▶ _Exercise task_
Find the word "document" in the listing; pull out each line holding it.

▶ _Data block_
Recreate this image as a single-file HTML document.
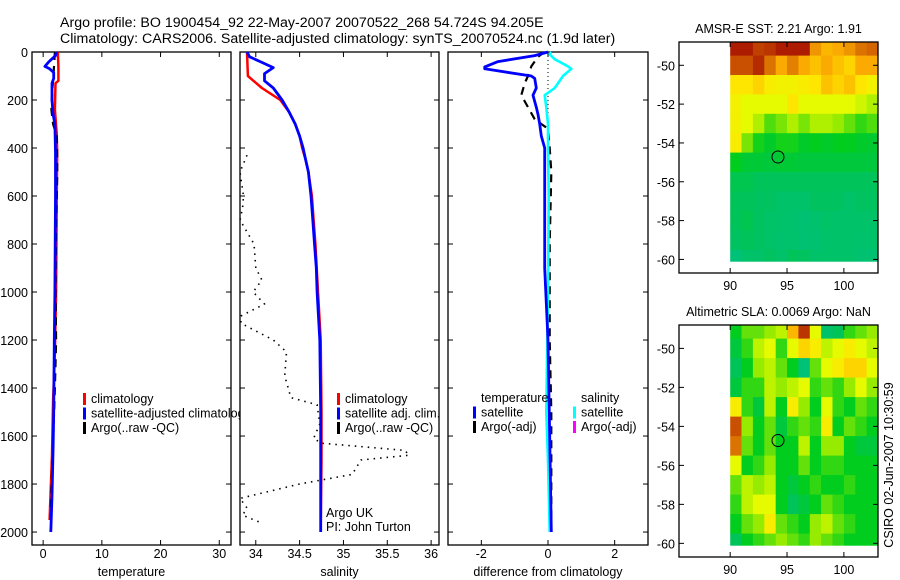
<!DOCTYPE html>
<html><head><meta charset="utf-8"><style>
body{margin:0;background:#fff}
svg{display:block;font-family:"Liberation Sans",sans-serif}
</style></head><body>
<svg id="fig" width="900" height="580" viewBox="0 0 900 580" data-name="argo-profile-figure" data-interactable="false">
<text x="60" y="27" font-size="14.2" data-name="title-line-1" data-interactable="false">Argo profile: BO 1900454_92 22-May-2007 20070522_268 54.724S 94.205E</text>
<text x="60" y="43" font-size="14.2" data-name="title-line-2" data-interactable="false">Climatology: CARS2006. Satellite-adjusted climatology: synTS_20070524.nc (1.9d later)</text>
<g id="p1" data-name="temperature-panel" data-interactable="false"></g>
<g id="p2" data-name="salinity-panel" data-interactable="false"></g>
<g id="p3" data-name="difference-panel" data-interactable="false"></g>
<g id="m1" data-name="sst-map" data-interactable="false"></g>
<g id="m2" data-name="sla-map" data-interactable="false"></g>
<text transform="translate(893,465) rotate(-90)" text-anchor="middle" font-size="12.5" data-name="timestamp-label" data-interactable="false">CSIRO 02-Jun-2007 10:30:59</text>
</svg>
<script>
// ---- data ----
const depthTicks=[0,200,400,600,800,1000,1200,1400,1600,1800,2000];
const tempTicks=[0,10,20,30];
const salTicks=[34,34.5,35,35.5,36];
const salTickLabels=["34","34.5","35","35.5","36"];
const diffTicks=[-2,0,2];
const tSatDepth=[0,15,40,60,70,85,110,130,200,260,300,420,600,1000,1200,1500,1650,1850,2000];
const tSatVal=[2.3,2.1,1.0,0.3,1.1,1.8,1.8,1.5,1.5,1.7,2.0,2.1,2.1,2.0,1.9,1.8,1.7,1.5,1.3];
const tClimDepth=[0,60,120,130,240,340,420,620,1000,1250,1450,1680,1880,1950];
const tClimVal=[2.5,2.6,2.6,2.1,2.0,2.3,2.4,2.3,2.2,2.0,1.7,1.5,1.2,1.1];
const tArgoDepth=[0,40,80,150,240,300,350,450,520,700,1000,1200,1400,1900,1950];
const tArgoVal=[2.0,1.9,1.8,1.6,1.4,1.7,2.3,2.4,2.4,2.2,2.1,2.2,2.0,1.3,1.3];
const sSatDepth=[0,20,40,65,90,120,150,200,250,300,350,400,450,500,600,700,800,900,1000,1200,1500,2000];
const sSatVal=[33.9,33.93,34.05,34.2,34.1,34.1,34.2,34.3,34.38,34.45,34.5,34.54,34.57,34.6,34.63,34.65,34.67,34.69,34.7,34.73,34.74,34.74];
const sClimDepth=[0,100,150,200,250,300,350,400,450,500,600,700,800,1000,1200,1500,1700,2000];
const sClimVal=[33.9,33.91,34.07,34.28,34.38,34.45,34.5,34.53,34.57,34.6,34.64,34.66,34.68,34.71,34.74,34.75,34.75,34.74];
const sArgoDepth=[430,500,600,650,700,750,800,900,950,1000,1050,1100,1130,1200,1250,1350,1400,1440,1470,1550,1610,1630,1660,1680,1700,1760,1800,1860,1900,1930,1960];
const sArgoVal=[33.9,33.82,33.86,33.85,33.82,33.9,33.98,34.0,34.07,33.97,34.1,33.83,33.83,34.2,34.35,34.33,34.37,34.4,34.7,34.73,34.66,34.75,35.7,35.75,35.2,35.1,34.5,33.82,33.9,33.85,34.05];
const dTSatDepth=[0,15,40,62,70,100,110,150,180,230,260,300,350,400,600,900,1200,1600,2000];
const dTSatVal=[0.0,-0.4,-1.5,-1.9,-1.9,-0.5,-0.4,-0.35,-0.45,-0.35,-0.3,-0.25,-0.2,-0.1,-0.1,-0.1,0.0,0.05,0.1];
const dSSatDepth=[0,10,30,60,70,100,130,150,180,230,300,400,600,1000,1500,1700,2000];
const dSSatVal=[0.1,0.05,0.2,0.6,0.7,0.45,0.3,0.2,-0.1,-0.05,0.0,0.0,0.02,0.0,-0.05,0.0,0.05];
const dTArgoDepth=[0,20,60,100,130,180,230,280,320,400,500,800,1200,1500,1650,2000];
const dTArgoVal=[-0.1,-0.3,-0.5,-0.6,-0.7,-0.8,-0.6,-0.4,0.0,0.05,0.1,0.05,0.05,0.1,0.1,0.1];
const lonTicks=[90,95,100];
const latTicks=[-50,-52,-54,-56,-58,-60];
const gridLats=[-49,-50,-51,-52,-53,-54,-55,-56,-57,-58,-59,-60];
const gridLons=[90,91,92,93,94,95,96,97,98,99,100,101,102];
const sstGrid=[
[.95,.95,.88,.9,.95,.95,.95,.75,.7,.72,.75,.8,.82],
[.85,.85,.92,.8,.72,.78,.72,.68,.72,.68,.65,.72,.72],
[.62,.62,.65,.6,.58,.58,.6,.62,.68,.65,.68,.62,.58],
[.58,.55,.55,.55,.55,.62,.55,.55,.55,.55,.55,.52,.48],
[.58,.55,.48,.38,.42,.48,.42,.48,.48,.45,.4,.35,.38],
[.6,.42,.32,.28,.32,.32,.28,.3,.28,.3,.3,.28,.27],
[.3,.26,.26,.25,.26,.26,.25,.25,.25,.25,.25,.25,.25],
[.22,.22,.2,.2,.2,.2,.2,.2,.2,.2,.2,.2,.2],
[.2,.2,.18,.18,.15,.15,.15,.18,.18,.18,.15,.18,.18],
[.2,.22,.18,.16,.15,.14,.12,.14,.16,.15,.15,.15,.16],
[.18,.2,.18,.16,.14,.14,.12,.13,.15,.15,.15,.14,.15],
[.1,.15,.15,.18,.15,.2,.18,.15,.15,.15,.15,.13,.12]];
const slaGrid=[
[.3,.4,.4,.45,.5,.7,.9,.55,.15,.2,.35,.4,.45],
[.25,.35,.5,.55,.35,.55,.65,.6,.5,.55,.6,.55,.5],
[.2,.3,.45,.5,.4,.3,.1,.4,.55,.6,.65,.65,.55],
[.25,.35,.35,.5,.45,.5,.55,.35,.4,.35,.45,.55,.45],
[.6,.35,.25,.5,.3,.6,.45,.3,.55,.35,.3,.4,.35],
[.85,.45,.3,.4,.25,.35,.4,.35,.6,.3,.4,.35,.3],
[.8,.4,.3,.4,.3,.3,.5,.3,.45,.45,.3,.25,.25],
[.55,.3,.35,.45,.3,.3,.4,.3,.35,.35,.3,.3,.3],
[.4,.5,.45,.5,.3,.25,.3,.35,.3,.3,.35,.3,.3],
[.35,.5,.55,.55,.3,.2,.25,.3,.4,.35,.3,.3,.3],
[.3,.4,.45,.6,.4,.35,.3,.45,.5,.4,.35,.3,.3],
[.2,.3,.35,.4,.45,.4,.35,.45,.4,.35,.3,.3,.3]];
const floatLon=94.205, floatLat=-54.724;

const NS="http://www.w3.org/2000/svg";
function el(tag,attrs,parent){const e=document.createElementNS(NS,tag);for(const k in attrs)e.setAttribute(k,attrs[k]);parent.appendChild(e);return e;}
function txt(parent,x,y,s,anchor,size){const t=el('text',{x:x,y:y,'font-size':size||12.5,'text-anchor':anchor||'start'},parent);t.textContent=s;return t;}

const TOP=52,BOT=545,D0=0,D1=2054;
function yD(d){return TOP+(d-D0)/(D1-D0)*(BOT-TOP);}
function makeX(x0,x1,v0,v1){return v=>x0+(v-v0)/(v1-v0)*(x1-x0);}

function panel(g,x0,x1,xs,xt,xl,label,depthLabels){
  el('rect',{x:x0,y:TOP,width:x1-x0,height:BOT-TOP,fill:'#fff',stroke:'#000','stroke-width':1.3},g);
  depthTicks.forEach(d=>{const y=yD(d);
    el('line',{x1:x0,y1:y,x2:x0+5,y2:y,stroke:'#000'},g);
    el('line',{x1:x1,y1:y,x2:x1-5,y2:y,stroke:'#000'},g);
    if(depthLabels){const t=txt(g,x0-4,y+5,String(d),'end',12.5);
      t.setAttribute('data-name','depth-tick-label');
      t.setAttribute('data-interactable','false');}
  });
  xt.forEach((v,i)=>{const x=xs(v);
    el('line',{x1:x,y1:BOT,x2:x,y2:BOT-5,stroke:'#000'},g);
    el('line',{x1:x,y1:TOP,x2:x,y2:TOP+5,stroke:'#000'},g);
    const t=txt(g,x,558,xl[i],'middle',12.5);
    t.setAttribute('data-name','x-tick-label');
    t.setAttribute('data-interactable','false');
  });
  const t=txt(g,(x0+x1)/2,576,label,'middle',12.5);
  t.setAttribute('data-name','x-axis-title');
  t.setAttribute('data-interactable','false');
}
function line(g,xs,depths,vals,color,w,dash,name){
  const pts=depths.map((d,i)=>xs(vals[i]).toFixed(1)+','+yD(d).toFixed(1)).join(' ');
  const p=el('polyline',{points:pts,fill:'none',stroke:color,'stroke-width':w,'stroke-linejoin':'round'},g);
  if(dash)p.setAttribute('stroke-dasharray',dash);
  p.setAttribute('data-name',name);
  p.setAttribute('data-interactable','false');
}
function legend(g,x,y,items){
  items.forEach((it,i)=>{const yy=y+i*14.5;
    if(it[0])el('rect',{x:x,y:yy-10,width:3,height:12,fill:it[0]},g);
    const t=txt(g,x+8,yy,it[1],'start',12.5);
    t.setAttribute('data-name','legend-entry');
    t.setAttribute('data-interactable','false');
  });
}

// Panel 1
const g1=document.getElementById('p1');
const x1=makeX(32,231,-1.9,32);
panel(g1,32,231,x1,tempTicks,tempTicks.map(String),'temperature',true);
line(g1,x1,tClimDepth,tClimVal,'#f00',2.5,null,'temp-climatology-line');
line(g1,x1,tArgoDepth,tArgoVal,'#000',2.2,'8,6','temp-argo-line');
line(g1,x1,tSatDepth,tSatVal,'#00f',2.8,null,'temp-satellite-line');
legend(g1,83,403,[['#f00','climatology'],['#00f','satellite-adjusted climatology'],['#000','Argo(..raw -QC)']]);

// Panel 2
const g2=document.getElementById('p2');
const x2=makeX(240,439,33.82,36.09);
panel(g2,240,439,x2,salTicks,salTickLabels,'salinity',false);
line(g2,x2,sArgoDepth,sArgoVal,'#000',1.6,'1.5,5','sal-argo-line');
line(g2,x2,sClimDepth,sClimVal,'#f00',2.5,null,'sal-climatology-line');
line(g2,x2,sSatDepth,sSatVal,'#00f',2.8,null,'sal-satellite-line');
legend(g2,337,403,[['#f00','climatology'],['#00f','satellite adj. clim.'],['#000','Argo(..raw -QC)']]);
txt(g2,326,517,'Argo UK','start',12.5).setAttribute('data-name','float-owner-label');
txt(g2,326,531,'PI: John Turton','start',12.5).setAttribute('data-name','pi-label');

// Panel 3
const g3=document.getElementById('p3');
const x3=makeX(448,648,-3.0,3.0);
panel(g3,448,648,x3,diffTicks,diffTicks.map(String),'difference from climatology',false);
el('line',{x1:x3(0),y1:TOP,x2:x3(0),y2:yD(1000),stroke:'#000','stroke-dasharray':'1,3'},g3);
line(g3,x3,dTArgoDepth,dTArgoVal,'#000',2.2,'8,6','diff-temp-argo-line');
line(g3,x3,dSSatDepth,dSSatVal,'#0ff',2.6,null,'diff-sal-satellite-line');
line(g3,x3,dTSatDepth,dTSatVal,'#00f',2.8,null,'diff-temp-satellite-line');
legend(g3,473,402,[[null,'temperature'],['#00f','satellite'],['#000','Argo(-adj)']]);
legend(g3,573,402,[[null,'salinity'],['#0ff','satellite'],['#f0f','Argo(-adj)']]);

// Maps
const stops=[[0,[0,190,150]],[0.2,[0,195,90]],[0.3,[0,205,30]],[0.45,[150,235,0]],[0.55,[230,250,0]],[0.62,[255,230,0]],[0.72,[250,170,0]],[0.85,[200,80,0]],[1,[160,0,0]]];
function cmap(v){for(let i=1;i<stops.length;i++){if(v<=stops[i][0]){const a=stops[i-1],b=stops[i],f=(v-a[0])/(b[0]-a[0]);
  return 'rgb('+a[1].map((c,k)=>Math.round(c+f*(b[1][k]-c))).join(',')+')';}}return 'rgb(160,0,0)';}
function map(id,top,bot,title,grid){
  const g=document.getElementById(id);
  const L=679,R=878,lon0=85.5,lon1=103,lat0=-48.8,lat1=-60.7;
  const xm=v=>L+(v-lon0)/(lon1-lon0)*(R-L);
  const ym=v=>top+(v-lat0)/(lat1-lat0)*(bot-top);
  grid.forEach((row,r)=>row.forEach((v,c)=>{
    const la=gridLats[r],lo=gridLons[c];
    const ya=ym(Math.min(la+0.5,lat0)),yb=ym(Math.max(la-0.5,-60.1));
    const rc=el('rect',{x:xm(lo).toFixed(1),y:ya.toFixed(1),width:(xm(lo+1)-xm(lo)+0.4).toFixed(1),height:(yb-ya+0.4).toFixed(1),fill:cmap(v)},g);
    rc.setAttribute('data-name','map-cell');
    rc.setAttribute('data-interactable','false');
  }));
  el('rect',{x:L,y:top,width:R-L,height:bot-top,fill:'none',stroke:'#000','stroke-width':1.3},g);
  lonTicks.forEach(v=>{const x=xm(v);
    el('line',{x1:x,y1:top,x2:x,y2:top+5,stroke:'#000'},g);
    el('line',{x1:x,y1:bot,x2:x,y2:bot-5,stroke:'#000'},g);
    const t=txt(g,x,bot+17,String(v),'middle',12.5);
    t.setAttribute('data-name','lon-tick-label');
    t.setAttribute('data-interactable','false');});
  latTicks.forEach(v=>{const y=ym(v);
    el('line',{x1:L,y1:y,x2:L+5,y2:y,stroke:'#000'},g);
    el('line',{x1:R,y1:y,x2:R-5,y2:y,stroke:'#000'},g);
    const t=txt(g,L-4,y+5,String(v),'end',12.5);
    t.setAttribute('data-name','lat-tick-label');
    t.setAttribute('data-interactable','false');});
  const c=el('circle',{cx:xm(floatLon),cy:ym(floatLat),r:6,fill:'none',stroke:'#000','stroke-width':1},g);
  c.setAttribute('data-name','float-location-marker');
  c.setAttribute('data-interactable','false');
  const t=txt(g,(L+R)/2,top-9,title,'middle',12.5);
  t.setAttribute('data-name','map-title');
  t.setAttribute('data-interactable','false');
}
map('m1',42,273,'AMSR-E SST: 2.21 Argo: 1.91',sstGrid);
map('m2',325,557,'Altimetric SLA: 0.0069 Argo: NaN',slaGrid);
</script>
</body></html>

▶ _Answer in full_
Recreate this image as a single-file HTML document.
function el(tag,attrs,parent){const e=document.createElementNS(NS,tag);for(const k in attrs)e.setAttribute(k,attrs[k]);parent.appendChild(e);return e;}
const g1=document.getElementById('p1');
const g2=document.getElementById('p2');
const g3=document.getElementById('p3');
  const g=document.getElementById(id);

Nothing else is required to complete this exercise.